The complexity of the Democratic process translates into a more complex strategy to achieve victory for the candidates. While Republicans can focus only on getting supporters out on Feb. 1 to elect delegates favorable to their campaign and showing viability in the straw poll, Democrats must have a very organized presence at each precinct caucus. Each candidate precinct leader has to be able to engage voters, well represent their candidate, and maintain order amongst the chaos of alignments. Many leaders even bring incentives, such as sandwiches or desserts to draw caucus-goers to their group. And with the delegates being distributed proportionally at each nomination event, Democratic party candidates may have to return to Iowa for the county, district, and state conventions if the race is close.

One little known irony of the Iowa nomination process is that while being the first event of the presidential election, the official delegates for the state are not assigned until early summer, making the state one of the last to decide on nominees. In the grand scheme of things, Iowa is the first test of viability for a presidential campaign. A strong performance here is more critical for bottom-tier candidates, or candidates not present on the main debate stage, than for those who enjoy large amounts of support. Receiving little support in the GOP straw poll or not meeting the viability threshold in the Democratic caucus can be catastrophic for fundraising, and with voters following the results nationwide, a poor performance in Iowa can translate to less support in conventional primary states which all vote after Feb. 1.

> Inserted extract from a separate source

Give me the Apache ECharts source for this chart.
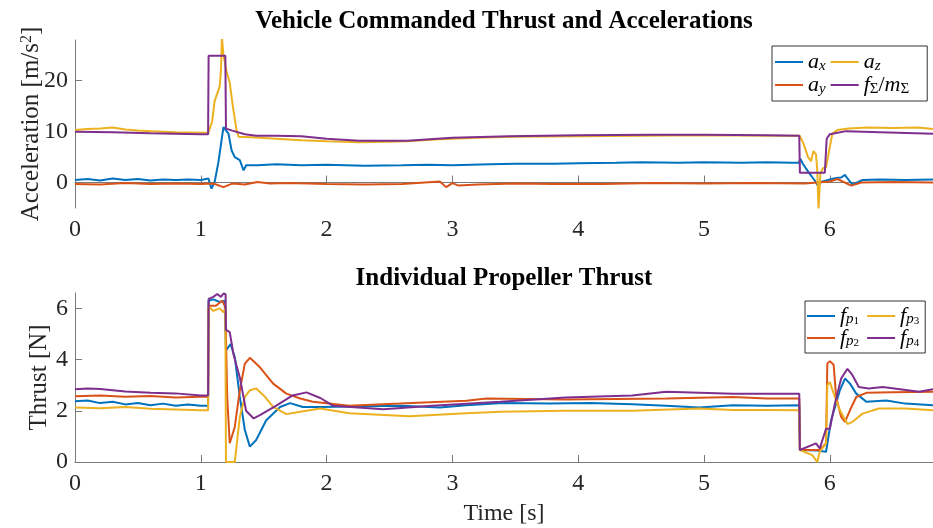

Pro’s and Con’s of a Caucus

Pundits and political scholars have varying opinions on the effectiveness of the Iowa nomination process in adequately reflecting the will of the people. The process itself makes in-depth analysis of the results more complicated than a standard primary election, in-turn making advantages and disadvantages hard to identify. Many point to the fact that since the Democratic Party rounds the raw percentages of support (if the number of delegates earned is for example 5.2, a candidate cannot be award two-tenths of person, so they earn 5 delegates) many votes are not represented, while on the Republican side, none are represented since the straw poll does not determine delegate selection. The caucus system also provides no means for absentee voting; since the whole process hinges on attendance at the meeting. Democratic voters also have no means to maintain the secrecy of their vote.

Proponents of the caucus system point out that the process is much more involved than simply showing up and casting a ballot. Individual voters become more involved in their local parties and have an opportunity to organize with like-minded people. Also, according to analysis by the University of Chicago, most participants consider the caucus meetings to be “fun and exciting” compared to normal primary voting. It’s also one of the few places where a seventeen year old can vote, providing his eighteenth birthday is on or prior to the date of the general election in November. Democratic caucus-goers in Iowa are also unique in the sense that they are allowed to make a second or even third choice.

One aspect that alway accompanies the Iowa caucus is the calls for it’s demise. Every presidential election cycle, political analyst question it’s accuracy in the media and predict that it will not exist the next time the country selects a new leader, and in every presidential election cycle we return once again to Iowa. If being able to withstand criticism is any indicator, we can expect to begin every presidential nomination in Iowa for the foreseeable future.